Sunday, February 16, 2014

as You wish

Oh Jesus, i hate to even dare to think where i would be if You had not drunk the cup of sin that was so undeserved and so depraved. I cannot bear to even ponder what all was in that cup, no less look beyond all my sinfulness without You to see where i would be if You had said no to Your Father. My heart is overwhelmed with sorrow for You and what You had to endure...and gratitude that You did so that the world might be redeemed and have a relationship with God and You and Your Holy Spirit. Thanks You isn't enough. I adore You is but even more than just saying I adore You, i want to adore you with the way I live and relate to other and respond in willing obedience to whatever You ask of me.  I want to say "as You wish" just as You said "as You wish" to Your Father in the garden of Gethsemane. I want everyday to be a day i say yes to You.
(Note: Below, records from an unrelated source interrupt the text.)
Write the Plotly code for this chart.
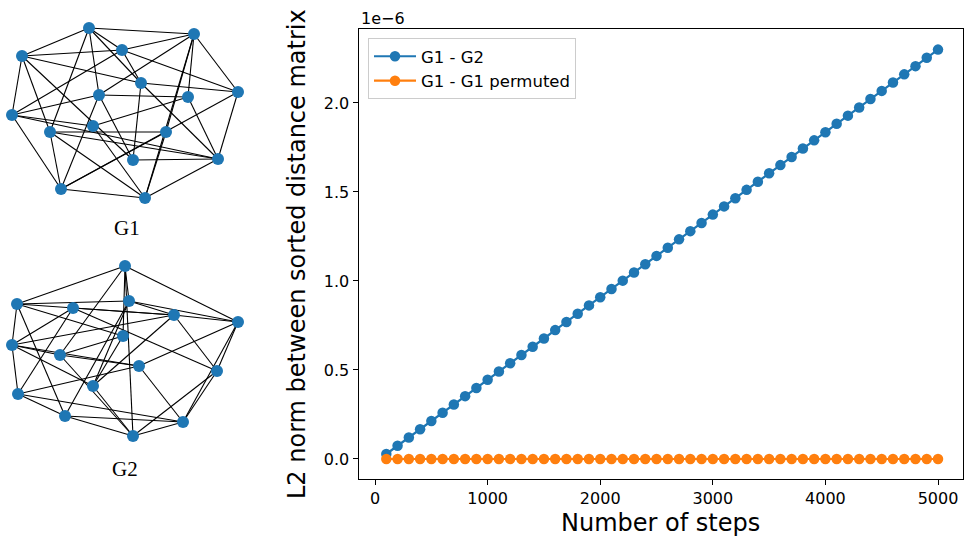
import plotly.graph_objects as go

# ---------------- data ----------------
steps = [100 * i for i in range(1, 51)]
# L2 norm values in units of 1e-6
g1_g2_e6 = [0.028, 0.074, 0.121, 0.167, 0.213, 0.260, 0.306, 0.353, 0.399, 0.445,
            0.492, 0.538, 0.584, 0.631, 0.677, 0.724, 0.770, 0.816, 0.863, 0.909,
            0.955, 1.002, 1.048, 1.094, 1.141, 1.187, 1.234, 1.280, 1.326, 1.373,
            1.419, 1.465, 1.512, 1.558, 1.605, 1.651, 1.697, 1.744, 1.790, 1.836,
            1.883, 1.929, 1.975, 2.022, 2.068, 2.115, 2.161, 2.207, 2.254, 2.300]
g1_g1perm_e6 = [0.0] * 50

x_ticks = [0, 1000, 2000, 3000, 4000, 5000]
y_ticks = [0.0, 0.5, 1.0, 1.5, 2.0]
y_ticklabels = ["0.0", "0.5", "1.0", "1.5", "2.0"]

# graph layouts (node positions) and edges
g1_x = [89, 194, 22, 122, 141, 99, 188, 238, 12, 93, 50, 166, 133, 218, 61, 145]
g1_y = [28, 34, 56, 50, 83, 95, 97, 92, 115, 126, 132, 132, 160, 159, 189, 198]
g1_edges = [(0, 1), (0, 2), (0, 3), (0, 4), (0, 5), (0, 10),
            (1, 3), (1, 6), (1, 7), (1, 11), (1, 15), (1, 5),
            (2, 3), (2, 4), (2, 8), (2, 10), (2, 12),
            (3, 4), (3, 7), (3, 8),
            (4, 7), (4, 12), (4, 13),
            (5, 6), (5, 8), (5, 14), (5, 12),
            (6, 9), (6, 13),
            (7, 13), (7, 14),
            (8, 9), (8, 14), (8, 13),
            (9, 15),
            (10, 11), (10, 13), (10, 14), (10, 15),
            (11, 14), (11, 15),
            (12, 13), (13, 15), (14, 15)]

g2_x = [125, 17, 73, 129, 174, 238, 123, 12, 60, 139, 217, 18, 93, 65, 183, 133]
g2_y = [266, 304, 308, 301, 315, 322, 336, 345, 355, 366, 371, 394, 386, 416, 422, 436]
g2_edges = [(0, 1), (0, 5), (0, 3), (0, 6), (0, 8), (0, 15),
            (1, 3), (1, 4), (1, 6), (1, 7), (1, 13),
            (2, 4), (2, 10), (2, 7), (2, 11),
            (3, 4), (3, 5), (3, 12), (3, 13),
            (4, 5), (4, 10), (4, 7), (4, 12),
            (5, 10), (5, 14), (5, 9),
            (6, 8), (6, 12),
            (7, 8), (7, 11), (7, 12), (7, 9),
            (8, 9), (8, 15),
            (9, 11), (9, 14),
            (10, 14), (10, 15),
            (11, 13), (11, 14),
            (12, 15),
            (13, 14), (13, 15),
            (14, 15)]

graph_labels = ["G1", "G2"]

BLUE = "#1f77b4"
ORANGE = "#ff7f0e"
FONT = "DejaVu Sans"

W, H = 964, 538
fig = go.Figure()

# ---------------- main chart ----------------
fig.add_trace(go.Scatter(x=steps, y=g1_g2_e6, mode="lines+markers", name="G1 - G2",
                         line=dict(color=BLUE, width=2.2), marker=dict(size=10.5, color=BLUE),
                         xaxis="x", yaxis="y"))
fig.add_trace(go.Scatter(x=steps, y=g1_g1perm_e6, mode="lines+markers", name="G1 - G1 permuted",
                         line=dict(color=ORANGE, width=2.2), marker=dict(size=10.5, color=ORANGE),
                         xaxis="x", yaxis="y"))


# ---------------- graph drawings ----------------
def edge_coords(xs, ys, edges):
    ex, ey = [], []
    for a, b in edges:
        ex += [xs[a], xs[b], None]
        ey += [ys[a], ys[b], None]
    return ex, ey


for xs, ys, edges in [(g1_x, g1_y, g1_edges), (g2_x, g2_y, g2_edges)]:
    ex, ey = edge_coords(xs, ys, edges)
    fig.add_trace(go.Scatter(x=ex, y=ey, mode="lines", line=dict(color="black", width=1.1),
                             showlegend=False, hoverinfo="skip", xaxis="x2", yaxis="y2"))
    fig.add_trace(go.Scatter(x=xs, y=ys, mode="markers", marker=dict(size=12, color=BLUE),
                             showlegend=False, xaxis="x2", yaxis="y2"))

L, R, T, B = 358.5, 963, 29, 479
axis_common = dict(showgrid=False, zeroline=False, showline=True, mirror=True,
                   linecolor="black", linewidth=1, ticks="outside", ticklen=5,
                   tickcolor="black", tickwidth=1,
                   tickfont=dict(family=FONT, size=16, color="black"))

fig.update_layout(
    width=W, height=H,
    margin=dict(l=0, r=0, t=0, b=0, pad=0),
    paper_bgcolor="white", plot_bgcolor="white",
    font=dict(family=FONT, color="black"),
    xaxis=dict(domain=[L / W, R / W], range=[-147, 5222], tickvals=x_ticks,
               anchor="y", **axis_common),
    yaxis=dict(domain=[(H - B) / H, (H - T) / H], range=[-0.1124, 2.4157],
               tickvals=y_ticks, ticktext=y_ticklabels, anchor="x", **axis_common),
    xaxis2=dict(domain=[0, 270 / W], range=[0, 270], visible=False, anchor="y2"),
    yaxis2=dict(domain=[0, 1], range=[H, 0], visible=False, anchor="x2"),
    legend=dict(x=368 / W, y=1 - 38 / H, xanchor="left", yanchor="top",
                bgcolor="rgba(255,255,255,0.8)", bordercolor="#cccccc", borderwidth=1,
                font=dict(family=FONT, size=16.5, color="black"), itemwidth=42,
                tracegroupgap=0),
    showlegend=True,
)

annotations = [
    dict(text="1e\u22126", x=L / W, y=1 - 19 / H, xref="paper", yref="paper",
         xanchor="left", yanchor="middle", showarrow=False,
         font=dict(family=FONT, size=16, color="black")),
    dict(text="Number of steps", x=(L + R) / 2 / W, y=1 - 523 / H, xref="paper", yref="paper",
         xanchor="center", yanchor="middle", showarrow=False,
         font=dict(family=FONT, size=24, color="black")),
    dict(text="L2 norm between sorted distance matrix", x=297 / W, y=1 - 254 / H,
         xref="paper", yref="paper", xanchor="center", yanchor="middle", textangle=-90,
         showarrow=False, font=dict(family=FONT, size=24, color="black")),
    dict(text=graph_labels[0], x=127, y=228, xref="x2", yref="y2", showarrow=False,
         xanchor="center", yanchor="middle",
         font=dict(family="Liberation Serif", size=21, color="black")),
    dict(text=graph_labels[1], x=125, y=469, xref="x2", yref="y2", showarrow=False,
         xanchor="center", yanchor="middle",
         font=dict(family="Liberation Serif", size=21, color="black")),
]
fig.update_layout(annotations=annotations)

fig.write_html("out.html", config={"displayModeBar": False},
               post_script="document.body.style.margin='0px';document.body.style.padding='0px';")
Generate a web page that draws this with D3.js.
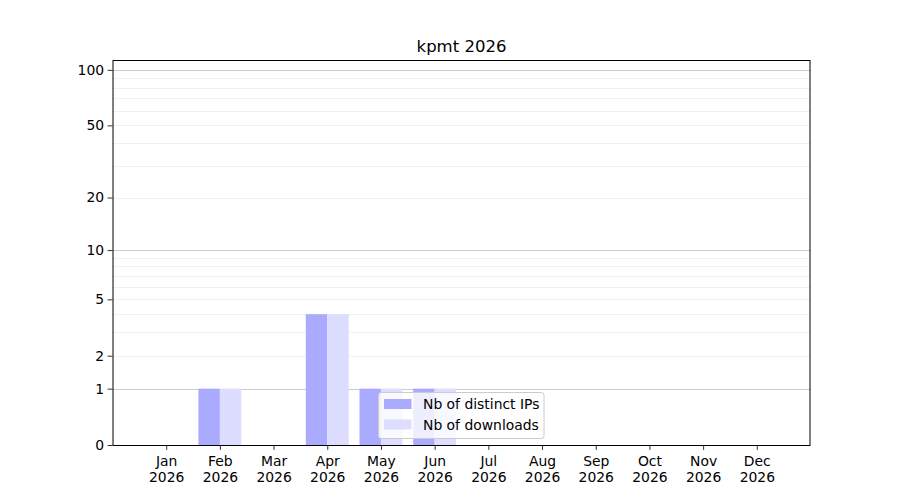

I drank that cup out of my love for my Father because even though it looked like His intentions toward me were not good, I know Him and His good was not only for me, knowing i would experience resurrection and life eternal but also that i would complete my purpose. His intentions were deeply good also for the whole world to have the opportunity to be reconciled back to Him as well as being totally just in judging all sin and death. He could do no less than have a plan that not only saved His own but judged all the sin in the world. When you wonder about your circumstances and they look dire and you wonder if His intentions for you are good, I understand even more...but know nothing can separate you from His love and good intentions...ever.